Last time we saw how a target architecture can guide you in your day to day technical decision making. But what do you do when your target architecture is considerably different from your current architecture?
Ways of working differ considerably between organizations, but most tech companies nowadays use some form of agile process (or at least claim to), where a Product Owner prioritizes a backlog of smallish items for the team to work on. That’s the context we’ll assume for this post.
The question then becomes how you convince a business-oriented Product Owner to prioritize technical improvement work over value-added work, such as new features. This question becomes even more pressing when the amount of tech work is not small, but rather an entire project in itself. This type of work doesn’t fit all that well into the agile model of continuous delivery of value through small increments. So what to do?
First of all, it’s always good if you can split the work into smaller pieces. Those are easier to squeeze in and, more importantly, carry less risk. But even if you manage to do that for a big tech overhaul, you’ll end up with a long list of tech items that somehow need to find their way to the top of the backlog.
You could try to persuade the Product Owner in a separate discussion about each and every one of these tech items. However, since Product Owners are judged by how much value they deliver sooner rather than later, you’re going to be fighting an uphill battle. That doesn’t mean it can’t work in your context, of course, but in general the chances aren’t great when the number of tech items grows.
Alternatively, you could treat this as technical debt, assuming you have a well-functioning process for handling that. That’s quite an assumption, by the way. Some teams use their slack time to dig themselves out of holes, but most teams are not fortunate enough to have slack time. (As an industry, we’re slow learners. Mythical man-month, anyone?) Many teams I’ve seen that keep track of tech debt just keep growing it year over year and I hate to think about the teams that don’t even keep track of it.
Part of the problem with tech debt is that the metaphor is broken. Financial people will tell you that some amount of debt is good and that you shouldn’t get rid of all of it. That’s just not how developers see tech debt. I’ve also yet to see a team that regularly and consistently pays off tech debt, like one would make monthly payments to pay off, say, a mortgage.
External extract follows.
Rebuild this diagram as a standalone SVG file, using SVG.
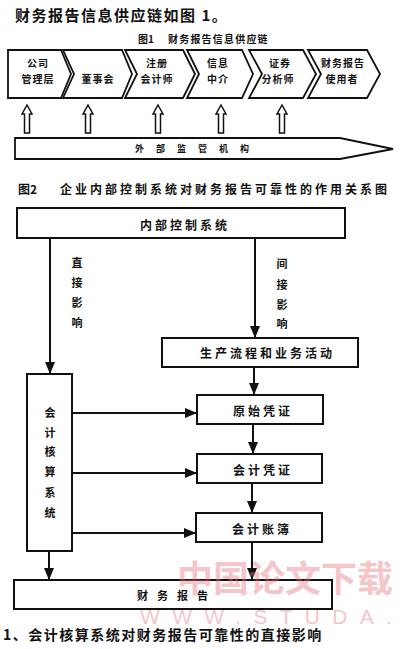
<svg xmlns="http://www.w3.org/2000/svg" width="400" height="649" viewBox="0 0 400 649">
<defs>
<style>
.t{font-family:"Noto Sans CJK SC","Noto Sans",sans-serif;font-weight:bold;fill:#111;dominant-baseline:central}
.box{fill:#fff;stroke:#111;stroke-width:2}
.chev{fill:#fff;stroke:#111;stroke-width:1.8;stroke-linejoin:miter}
.hol{fill:#fff;stroke:#111;stroke-width:1.5}
.con{fill:none;stroke:#111;stroke-width:2;marker-end:url(#ah)}
.wm{font-family:"Noto Sans CJK SC","Liberation Sans",sans-serif;fill:#e8707a;opacity:0.4}
</style>
<marker id="ah" markerUnits="userSpaceOnUse" markerWidth="12" markerHeight="10" viewBox="0 0 12 10" refX="12" refY="5" orient="auto">
<path d="M0,0 L12,5 L0,10 Z" fill="#111"/>
</marker>
</defs>
<rect width="400" height="649" fill="#fff"/>

<text class="t" x="15" y="14" font-size="15" letter-spacing="1.5">财务报告信息供应链如图 1。</text>
<text class="t" x="138" y="38" font-size="10">图1</text>
<text class="t" x="168" y="38" font-size="10" letter-spacing="1.2">财务报告信息供应链</text>

<g id="chain1">
<path class="chev" d="M8,50 L61,50 L71,74 L61,98 L8,98 Z"/>
<text class="t" font-size="10" letter-spacing="1" text-anchor="middle"><tspan x="38" y="62">公司</tspan><tspan x="38" y="78">管理层</tspan></text>
</g>
<g id="chain2">
<path class="chev" d="M63,50 L122,50 L132,74 L122,98 L63,98 L74,74 Z"/>
<text class="t" font-size="10" letter-spacing="1" text-anchor="middle" x="98" y="78">董事会</text>
</g>
<g id="chain3">
<path class="chev" d="M125,50 L183,50 L195,74 L183,98 L125,98 L137,74 Z"/>
<text class="t" font-size="10" letter-spacing="1" text-anchor="middle"><tspan x="157" y="62">注册</tspan><tspan x="157" y="78">会计师</tspan></text>
</g>
<g id="chain4">
<path class="chev" d="M187,50 L242,50 L253,74 L242,98 L187,98 L199,74 Z"/>
<text class="t" font-size="10" letter-spacing="1" text-anchor="middle"><tspan x="218" y="62">信息</tspan><tspan x="218" y="78">中介</tspan></text>
</g>
<g id="chain5">
<path class="chev" d="M249,50 L303,50 L316,74 L303,98 L249,98 L262,74 Z"/>
<text class="t" font-size="10" letter-spacing="1" text-anchor="middle"><tspan x="280" y="62">证券</tspan><tspan x="278" y="78">分析师</tspan></text>
</g>
<g id="chain6">
<path class="chev" d="M308,50 L367,50 L380,74 L367,98 L308,98 L321,74 Z"/>
<text class="t" font-size="10" letter-spacing="1" text-anchor="middle"><tspan x="343" y="62">财务报告</tspan><tspan x="342" y="78">使用者</tspan></text>
</g>

<g id="up-arrows">
<path class="hol" d="M27,105 L32,114 L29.5,114 L29.5,133 L24.5,133 L24.5,114 L22,114 Z"/>
<path class="hol" d="M88,105 L93,114 L90.5,114 L90.5,133 L85.5,133 L85.5,114 L83,114 Z"/>
<path class="hol" d="M158,105 L163,114 L160.5,114 L160.5,133 L155.5,133 L155.5,114 L153,114 Z"/>
<path class="hol" d="M221,105 L226,114 L223.5,114 L223.5,133 L218.5,133 L218.5,114 L216,114 Z"/>
<path class="hol" d="M282,105 L287,114 L284.5,114 L284.5,133 L279.5,133 L279.5,114 L277,114 Z"/>
</g>

<g id="supervision">
<path class="chev" d="M15,138 L340,138 L393,149 L340,159 L15,159 Z"/>
<text class="t" x="135" y="148" font-size="9" letter-spacing="12">外部监管机构</text>
</g>

<text class="t" x="18" y="188" font-size="12">图2</text>
<text class="t" x="60" y="188" font-size="12" letter-spacing="3">企业内部控制系统对财务报告可靠性的作用关系图</text>

<g id="connectors">
<path class="con" d="M50,238 V374"/>
<path class="con" d="M255,238 V338"/>
<path class="con" d="M254,367 V395"/>
<path class="con" d="M72,413 H197"/>
<path class="con" d="M253,424 V454"/>
<path class="con" d="M72,473 H197"/>
<path class="con" d="M252,483 V513"/>
<path class="con" d="M72,533 H196"/>
<path class="con" d="M49,551 V580"/>
<path class="con" d="M252,542 V580"/>
</g>

<g id="internal-control">
<rect class="box" x="17" y="208" width="328" height="30"/>
<text class="t" x="140" y="224" font-size="12" letter-spacing="3">内部控制系统</text>
</g>
<g id="label-direct">
<text class="t" font-size="11" text-anchor="middle"><tspan x="77" y="262">直</tspan><tspan x="77" y="282">接</tspan><tspan x="77" y="302">影</tspan><tspan x="77" y="322">响</tspan></text>
</g>
<g id="label-indirect">
<text class="t" font-size="11" text-anchor="middle"><tspan x="282" y="263">间</tspan><tspan x="282" y="284">接</tspan><tspan x="282" y="304">影</tspan><tspan x="282" y="323">响</tspan></text>
</g>
<g id="production">
<rect class="box" x="162" y="338" width="196" height="29"/>
<text class="t" x="200" y="352" font-size="12" letter-spacing="3">生产流程和业务活动</text>
</g>
<g id="accounting-system">
<rect class="box" x="27" y="374" width="45" height="177"/>
<text class="t" font-size="11" text-anchor="middle"><tspan x="50" y="412">会</tspan><tspan x="50" y="432">计</tspan><tspan x="50" y="451">核</tspan><tspan x="50" y="471">算</tspan><tspan x="50" y="492">系</tspan><tspan x="50" y="512">统</tspan></text>
</g>
<g id="original-voucher">
<rect class="box" x="197" y="395" width="126" height="29"/>
<text class="t" x="233" y="410" font-size="12" letter-spacing="3">原始凭证</text>
</g>
<g id="accounting-voucher">
<rect class="box" x="197" y="454" width="125" height="29"/>
<text class="t" x="233" y="469" font-size="12" letter-spacing="3">会计凭证</text>
</g>
<g id="ledger">
<rect class="box" x="196" y="513" width="126" height="29"/>
<text class="t" x="232" y="528" font-size="12" letter-spacing="3">会计账簿</text>
</g>
<g id="financial-report">
<rect class="box" x="14" y="580" width="318" height="29"/>
<text class="t" x="137" y="595" font-size="11" letter-spacing="9">财务报告</text>
</g>

<text class="t" x="3" y="634" font-size="14" letter-spacing="1.5">1、会计核算系统对财务报告可靠性的直接影响</text>

<g id="watermark">
<text class="wm" x="177" y="592" font-size="36" font-weight="bold">中国论文下载</text>
<text class="wm" x="140" y="624" font-size="21" textLength="252" lengthAdjust="spacing" style="font-family:'Liberation Sans',sans-serif">WWW.STUDA.</text>
</g>
</svg>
Idea Flow argues that we should abandon the technical debt concept in favor of risk and that we should let the team be guided by both a Product Owner, for business value, and Technical Risk Manager, for keeping risk within an acceptable range. It’s an interesting concept that sounds like it may work, but the problem will be in estimating the risk. I haven’t seen this done in practice yet, so if you have experience with this, please leave a comment below.
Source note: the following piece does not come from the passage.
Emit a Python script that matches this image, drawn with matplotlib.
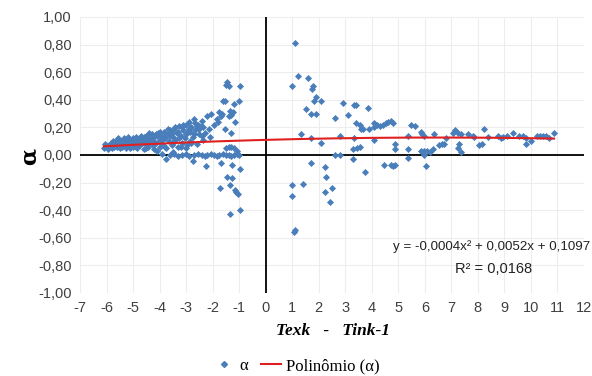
import numpy as np
import matplotlib
matplotlib.use("Agg")
from matplotlib import pyplot as plt
from matplotlib.lines import Line2D

# scatter data (left cloud, then right side)
left_x = [-6.1, -6.05, -6.0, -5.95, -5.85, -5.8, -5.75, -5.7, -5.65, -5.6, -5.55, -5.5, -5.5,
          -5.45, -5.4, -5.35, -5.3, -5.25, -5.2, -5.15, -5.1, -5.05, -5.0, -5.0,
          -4.95, -4.9, -4.85, -4.8, -4.75, -4.7, -4.65, -4.6, -4.55, -4.5, -4.5,
          -4.45, -4.4, -4.35, -4.3, -4.25, -4.2, -4.15, -4.1, -4.05, -4.0, -4.0,
          -3.95, -3.9, -3.85, -3.8, -3.75, -3.7, -3.65, -3.6, -3.55, -3.5, -3.5,
          -3.45, -3.4, -3.35, -3.3, -3.25, -3.2, -3.15, -3.1, -3.05, -3.0, -3.0,
          -2.95, -2.9, -2.85, -2.8, -2.75, -2.7, -2.65, -2.6, -2.55, -2.5,
          -2.45, -2.4, -2.35, -2.3, -2.2, -2.15, -2.1, -2.05,
          -1.95, -1.85, -1.8, -1.75, -1.7, -1.65, -1.6, -1.55, -1.52, -1.5, -1.45, -1.4,
          -1.38, -1.35, -1.3, -1.32, -1.25, -1.2, -1.14, -1.0, -0.98]
left_y = [0.05, 0.08, 0.06, 0.04, 0.09, 0.07, 0.10, 0.06, 0.08, 0.11, 0.07, 0.09, 0.05,
          0.10, 0.06, 0.12, 0.08, 0.05, 0.10, 0.07, 0.11, 0.09, 0.06, 0.12,
          0.08, 0.13, 0.05, 0.10, 0.07, 0.12, 0.09, 0.04, 0.11, 0.14, 0.08,
          0.06, 0.12, 0.10, 0.15, 0.07, 0.13, 0.09, 0.03, 0.16, 0.11, 0.06,
          0.14, 0.08, 0.17, 0.12, 0.05, 0.15, 0.10, 0.18, 0.07, 0.13, 0.02,
          0.19, 0.11, 0.16, 0.06, 0.21, 0.14, 0.09, 0.18, 0.12, 0.22, 0.05,
          0.16, 0.24, 0.10, 0.20, 0.13, 0.26, 0.18, 0.08, 0.22, 0.15,
          0.21, 0.25, 0.11, 0.16, 0.28, 0.19, 0.13, 0.30,
          0.22, 0.26, 0.24, 0.31, 0.28, 0.30, 0.39, 0.19, 0.39, 0.51, 0.53, 0.28,
          0.50, 0.32, 0.29, 0.16, 0.31, 0.37, 0.24, 0.39, 0.50]

# more points filling the dense left cloud
fill_x = [-5.9, -5.8, -5.7, -5.6, -5.45, -5.3, -5.2, -5.1, -4.95, -4.85, -4.7, -4.6,
          -4.5, -4.4, -4.3, -4.2, -4.1, -4.0, -3.9, -3.8, -3.7, -3.6, -3.5, -3.4,
          -3.3, -3.2, -3.1, -3.0, -2.9, -2.8, -2.7, -2.6, -2.5, -2.4, -5.35, -5.05,
          -4.75, -4.45, -4.15, -3.85, -3.55, -3.25, -2.95, -2.65, -2.35, -5.55, -4.9,
          -4.25, -3.65, -3.15, -2.85]
fill_y = [0.07, 0.05, 0.09, 0.06, 0.08, 0.11, 0.13, 0.05, 0.11, 0.09, 0.14, 0.13,
          0.05, 0.16, 0.12, 0.04, 0.14, 0.17, 0.11, 0.06, 0.19, 0.14, 0.09, 0.20,
          0.17, 0.06, 0.22, 0.15, 0.19, 0.09, 0.15, 0.21, 0.19, 0.14, 0.09, 0.07,
          0.10, 0.09, 0.15, 0.13, 0.16, 0.12, 0.07, 0.23, 0.20, 0.12, 0.06,
          0.10, 0.16, 0.20, 0.17]

band_x = [-3.9, -3.75, -3.6, -3.45, -3.3, -3.15, -3.0, -2.9, -2.75, -2.7, -2.55, -2.4,
          -2.3, -2.2, -2.24, -2.05, -1.95, -1.85, -1.75, -1.68, -1.6, -1.5, -1.4, -1.3,
          -1.26, -1.2, -1.1, -1.0, -0.98, -1.5, -1.4, -1.3, -1.2, -1.1,
          -1.74, -1.36, -1.26, -1.17, -1.11, -1.05, -1.33, -0.95, -1.45]
band_y = [0.01, -0.03, 0.0, 0.01, -0.01, 0.0, 0.01, -0.01, -0.04, 0.0, 0.01, 0.0,
          -0.01, 0.0, -0.08, 0.01, 0.0, -0.01, 0.0, -0.06, 0.01, 0.0, 0.0, -0.01,
          -0.07, 0.0, 0.01, 0.0, -0.10, 0.05, 0.06, 0.06, 0.05, 0.03,
          -0.24, -0.22, -0.17, -0.25, -0.27, -0.28, -0.43, -0.40, -0.16]

right_x = [1.12, 1.20, 1.0, 1.6, 1.79, 1.75, 1.91, 1.82, 2.1, 1.51, 1.70, 1.91, 1.32, 1.70,
           2.10, 1.70, 1.0, 1.0, 1.41, 2.23, 2.26, 2.23, 2.5, 2.42, 1.05, 1.12, 2.6, 2.6,
           2.8, 2.8, 2.9, 3.1, 3.33, 3.4, 3.4, 3.33, 3.55, 3.6, 3.67, 3.55, 3.45, 3.3, 3.3,
           3.74, 3.86, 4.09, 4.18, 4.1, 3.9, 4.09, 4.30, 4.43, 4.55, 4.62, 4.74, 4.80,
           4.46, 4.74, 4.80, 4.89, 4.89, 4.89, 5.37, 5.37, 5.37, 5.46, 5.62, 5.84, 5.91,
           5.96, 5.84, 5.96, 6.09, 5.96, 6.06, 6.21, 6.31, 6.34, 6.54, 6.63, 6.72, 6.79,
           7.07, 7.13, 7.26, 7.38, 7.29, 7.26, 7.35, 7.63, 7.82, 7.85, 8.05, 8.14, 8.24,
           8.39, 8.77, 8.87, 8.95, 9.11, 9.33, 9.56, 9.71, 9.81, 9.81, 10.02, 10.21,
           10.34, 10.46, 10.57, 10.69, 10.87]
right_y = [0.81, 0.57, 0.50, 0.56, 0.50, 0.48, 0.42, 0.39, 0.39, 0.33, 0.30, 0.30, 0.15, 0.12,
           0.09, -0.06, -0.22, -0.30, -0.21, -0.09, -0.16, -0.27, -0.24, -0.34, -0.56, -0.54,
           0.27, 0.0, 0.0, 0.14, 0.38, 0.29, 0.36, 0.36, 0.23, 0.12, 0.22, 0.19, 0.19, 0.06,
           0.05, 0.04, -0.03, -0.12, 0.34, 0.23, 0.22, 0.20, 0.19, 0.11, 0.21, 0.22, 0.23,
           0.24, 0.25, 0.23, -0.07, -0.07, -0.08, -0.07, 0.08, 0.04, 0.14, 0.04, -0.02, 0.22,
           0.21, 0.17, 0.15, 0.14, 0.03, 0.03, 0.03, 0.0, -0.08, 0.02, 0.04, 0.15, 0.07,
           0.08, 0.08, 0.12, 0.16, 0.18, 0.16, 0.15, 0.08, 0.05, 0.02, 0.15, 0.14, 0.13,
           0.07, 0.08, 0.19, 0.13, 0.14, 0.12, 0.13, 0.14, 0.16, 0.14, 0.14, 0.12, 0.08,
           0.10, 0.14, 0.14, 0.14, 0.14, 0.12, 0.16]

# trendline coefficients as printed on the chart
poly_a, poly_b, poly_c = -0.0004, 0.0052, 0.1097
equation = "y = -0,0004x² + 0,0052x + 0,1097"
r2_text = "R² = 0,0168"

x_ticks = list(range(-7, 13))
y_ticks = [-1.0, -0.8, -0.6, -0.4, -0.2, 0.0, 0.2, 0.4, 0.6, 0.8, 1.0]

blue = "#4A7EBB"
red = "#E02020"
tick_col = "#404040"

alpha_x = np.array(left_x + fill_x + band_x + right_x)
alpha_y = np.array(left_y + fill_y + band_y + right_y)

fig = plt.figure(figsize=(5.92, 3.76), dpi=100)
ax = fig.add_axes([80 / 592, 1 - 293 / 376, 504 / 592, 276 / 376])

ax.scatter(alpha_x, alpha_y, marker="D", s=13, color=blue, linewidths=0, zorder=3)

xs = np.linspace(alpha_x.min(), alpha_x.max(), 200)
ax.plot(xs, poly_a * xs ** 2 + poly_b * xs + poly_c, color=red, lw=1.5, zorder=4)

ax.axhline(0, color="black", lw=1.3, zorder=2)
ax.axvline(0, color="black", lw=1.3, zorder=2)

ax.set_xlim(-7, 12)
ax.set_ylim(-1, 1)
ax.set_xticks(x_ticks)
ax.set_yticks(y_ticks)
ax.set_xticklabels([str(t) for t in x_ticks])
ax.set_yticklabels([f"{t:.2f}".replace(".", ",") for t in y_ticks])
ax.tick_params(length=0, labelsize=10.5, labelcolor=tick_col, pad=6,
               labelfontfamily="Liberation Sans")
ax.grid(True, color="#EDEDED", lw=0.8)
ax.set_axisbelow(True)
for s in ax.spines.values():
    s.set_visible(False)

fig.text(590 / 592, 1 - 247 / 376, equation, ha="right", va="center", fontsize=9.6,
         family="Liberation Sans", color="#222222")
fig.text(494 / 592, 1 - 269 / 376, r2_text, ha="center", va="center", fontsize=10.5,
         family="Liberation Sans", color="#222222")

fig.text(333 / 592, 1 - 331 / 376, "Texk   -   Tink-1", ha="center", va="center",
         fontsize=12.5, family="Liberation Serif", fontweight="bold", style="italic")
fig.text(30 / 592, 1 - 156 / 376, "α", ha="center", va="center", rotation=90,
         fontsize=16, fontweight="bold", family="DejaVu Serif")

handles = [Line2D([], [], marker="D", ls="none", color=blue, markersize=3),
           Line2D([], [], color=red, lw=1.5)]
fig.legend(handles, ["α", "Polinômio (α)"], loc="center", ncol=2, frameon=False,
           bbox_to_anchor=(297 / 592, 1 - 366 / 376), prop={"family": "Liberation Serif", "size": 12},
           handlelength=1.2, handletextpad=0.3, columnspacing=0.8)

fig.savefig("out.png", dpi=100)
A somewhat similar, but less refined, approach is to allocate two budgets for the team: one for doing value-added work and one for doing technical work. You could assign a 3:1 ratio to those budgets, for instance, which means 75% of developer time would be spent on adding business value and 25% on technical work items. Then if you have a year where you need to do some major technical work, you could ask for a temporary change in this ratio.
Yet another approach is the dreaded rewrite: you stop all value-added work for some time and do only technical work. This allows the team to make quick progress in the technical area, but is generally not liked all that much by the business. You can get away with this only every so often, as it tends to take a huge bite out of your political capital. But at some point it will become your only option if you don’t find a better way first.